Quindi iniziamo subito con un tocco di Country sintetizzato in “Iride”, un brano che si conclude con un lungo sermone sulla sensibilità della vita e sull’importanza della libertà individuale, poi c’é “Mavis” con il suo materialismo alienante e chitarre ripetitive a farla da padrone, a seguire c’è “Self Made Man”, una traccia gridata, parlata, effettata ed accompagnata da un beat complesso e mai ripetitivo, poi è la volta di “Cancro”, brano che si sviluppa da un intro di batteria per poi sfociare in grida, distorsioni ed un racconto malvagio, concludendosi infine con un rumore industriale. Dalla quarta traccia in poi si cambia registro: si entra in un mondo più melodico e Rock (che mantiene comunque la sua particolarità blasfema attraverso un cantato simile ai cori cristiani) in “Dies Irae”, si aggiunge invece una voce diabolica che si esprime in mezzo a una batteria sincopata, stralci di calma melodica, synth disturbanti e chitarre distorte o con delay in “C’est Femme l’Autre Nom de Dieu” e “Vio-lento”, mentre segue un suono più elettronico in “Begotten” ed una drum-machine in “Primo Sangue”. L’ultima traccia, “Hate”, si serve di sonorità più lente rispetto a tutti gli altri brani, concludendo dunque con un’ottima scelta sonora che descrive quell’odio profondo che pian piano si sviluppa dentro un essere umano prendendone infine il completo possesso.

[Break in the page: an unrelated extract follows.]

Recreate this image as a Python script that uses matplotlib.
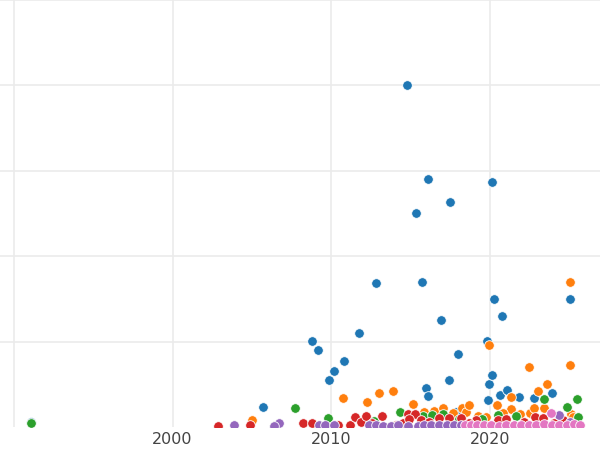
import matplotlib.pyplot as plt

# values (x = year, y = value)
blue_x = [1991.05, 2005.67, 2008.76, 2009.18, 2009.87, 2010.19, 2010.78, 2011.77, 2012.82,
          2014.79, 2015.34, 2015.72, 2015.97, 2016.12, 2016.10, 2016.94, 2017.44, 2017.51,
          2017.97, 2017.87, 2019.80, 2019.89, 2019.97, 2020.11, 2020.16, 2020.28, 2020.66,
          2020.77, 2021.10, 2021.84, 2022.78, 2023.90, 2025.08]
blue_y = [6.2, 22.9, 100.8, 89.9, 55.4, 65.6, 77.7, 110.2, 168.8,
          400.5, 250.5, 170.0, 46.1, 36.3, 290.4, 125.4, 55.1, 262.9,
          85.2, 17.9, 100.8, 31.1, 49.8, 287.2, 60.6, 150.0, 37.9,
          130.1, 43.4, 35.5, 33.8, 39.3, 150.0]

orange_x = [2005.02, 2010.71, 2012.24, 2013.00, 2013.90, 2015.13, 2015.87, 2016.50, 2017.02,
            2017.65, 2018.25, 2018.50, 2018.71, 2019.23, 2019.76, 2019.97, 2020.45, 2021.34,
            2021.34, 2022.54, 2022.49, 2022.81, 2023.06, 2023.39, 2023.63, 2025.02, 2025.02,
            2025.12, 2025.22, 2020.85, 2021.92]
orange_y = [8.2, 34.2, 28.7, 40.1, 42.5, 26.6, 17.2, 18.8, 22.6,
            16.8, 22.6, 17.9, 25.8, 12.9, 12.1, 96.5, 25.8, 35.5,
            20.7, 16.1, 70.3, 21.9, 41.6, 22.6, 50.4, 170.0, 72.7,
            14.9, 12.1, 16.4, 15.2]

green_x = [1991.05, 2006.40, 2007.74, 2009.78, 2012.67, 2014.33, 2015.76, 2016.33, 2017.07,
           2020.49, 2021.65, 2023.44, 2024.85, 2025.50, 2025.54, 2018.08, 2019.53]
green_y = [4.7, 1.2, 22.5, 10.2, 7.4, 17.9, 12.9, 14.1, 14.9,
           14.1, 12.9, 32.5, 23.1, 32.8, 11.4, 9.4, 9.4]

red_x = [2002.87, 2004.89, 2008.23, 2008.77, 2010.44, 2011.20, 2011.50, 2011.86, 2012.19,
         2012.57, 2013.20, 2014.54, 2014.86, 2015.30, 2014.92, 2015.66, 2016.81, 2017.44,
         2018.18, 2019.13, 2020.49, 2021.02, 2022.87, 2023.33, 2024.59, 2014.10, 2016.18,
         2018.70, 2022.18, 2024.07]
red_y = [0.6, 2.3, 4.7, 4.7, 1.8, 1.8, 11.7, 5.3, 12.9,
         4.7, 12.9, 5.0, 14.9, 14.9, 9.4, 8.2, 10.2, 10.5,
         10.5, 8.2, 8.2, 9.4, 11.4, 10.5, 8.2, 2.3, 5.9,
         4.7, 5.9, 4.7]

purple_x = [2003.90, 2006.72, 2006.40, 2009.24, 2009.60, 2010.16, 2012.40, 2012.82, 2013.24,
            2013.77, 2014.23, 2014.81, 2015.44, 2015.87, 2016.31, 2016.81, 2017.32, 2017.76,
            2018.20, 2024.38, 2025.02]
purple_y = [1.8, 4.1, 0.6, 2.3, 2.3, 1.8, 1.8, 2.3, 1.2,
            1.2, 2.3, 1.2, 1.5, 2.3, 1.8, 2.3, 1.8, 2.3,
            1.8, 14.1, 5.9]

pink_x = [2023.87, 2018.45, 2018.83, 2019.21, 2019.65, 2020.09, 2020.60, 2021.04, 2021.54,
          2021.99, 2022.49, 2022.93, 2023.44, 2023.94, 2024.38, 2024.89, 2025.33, 2025.71]
pink_y = [16.8, 2.3, 1.8, 2.9, 1.8, 2.3, 1.2, 2.9, 2.3,
          1.8, 2.9, 2.3, 3.5, 2.3, 2.9, 2.3, 3.5, 2.3]

series = [
    (blue_x, blue_y, "#1f77b4"),
    (orange_x, orange_y, "#ff7f0e"),
    (green_x, green_y, "#2ca02c"),
    (red_x, red_y, "#d62728"),
    (purple_x, purple_y, "#9467bd"),
    (pink_x, pink_y, "#e377c2"),
]

fig = plt.figure(figsize=(6, 4.5), dpi=100)
ax = fig.add_axes([0, 23 / 450, 1, 427 / 450])

for xs, ys, col in series:
    ax.scatter(xs, ys, s=48, color=col, edgecolors="white", linewidths=0.6, zorder=3)

ax.set_xlim(1989.12, 2026.94)
ax.set_ylim(0, 500)
ax.set_xticks([1990, 2000, 2010, 2020])
ax.set_xticklabels(["", "2000", "2010", "2020"])
ax.set_yticks([100, 200, 300, 400, 500])
ax.set_yticklabels([])
ax.tick_params(length=0, pad=3.5, labelsize=11.5, labelcolor="#444444")
ax.grid(True, color="#ebebeb", linewidth=1.2, zorder=0)
ax.set_axisbelow(True)
for sp in ax.spines.values():
    sp.set_visible(False)

fig.savefig("out.png", dpi=100)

Il suono dei Preti Pedofili è come un palazzo a quattro piani: il pianterreno sono i testi (importanti ed essenziali per la struttura), il primo piano è la batteria (strutturata, piena di variazioni, e complessa come la vita che si sviluppa dentro ogni appartamento), il secondo piano è il basso (dritto come un corridoio), ed infine l’ultimo piano è la chitarra (effettata e spesso eterea come il vento, la pioggia, la luce e l’ombra che penetrano da una finestra).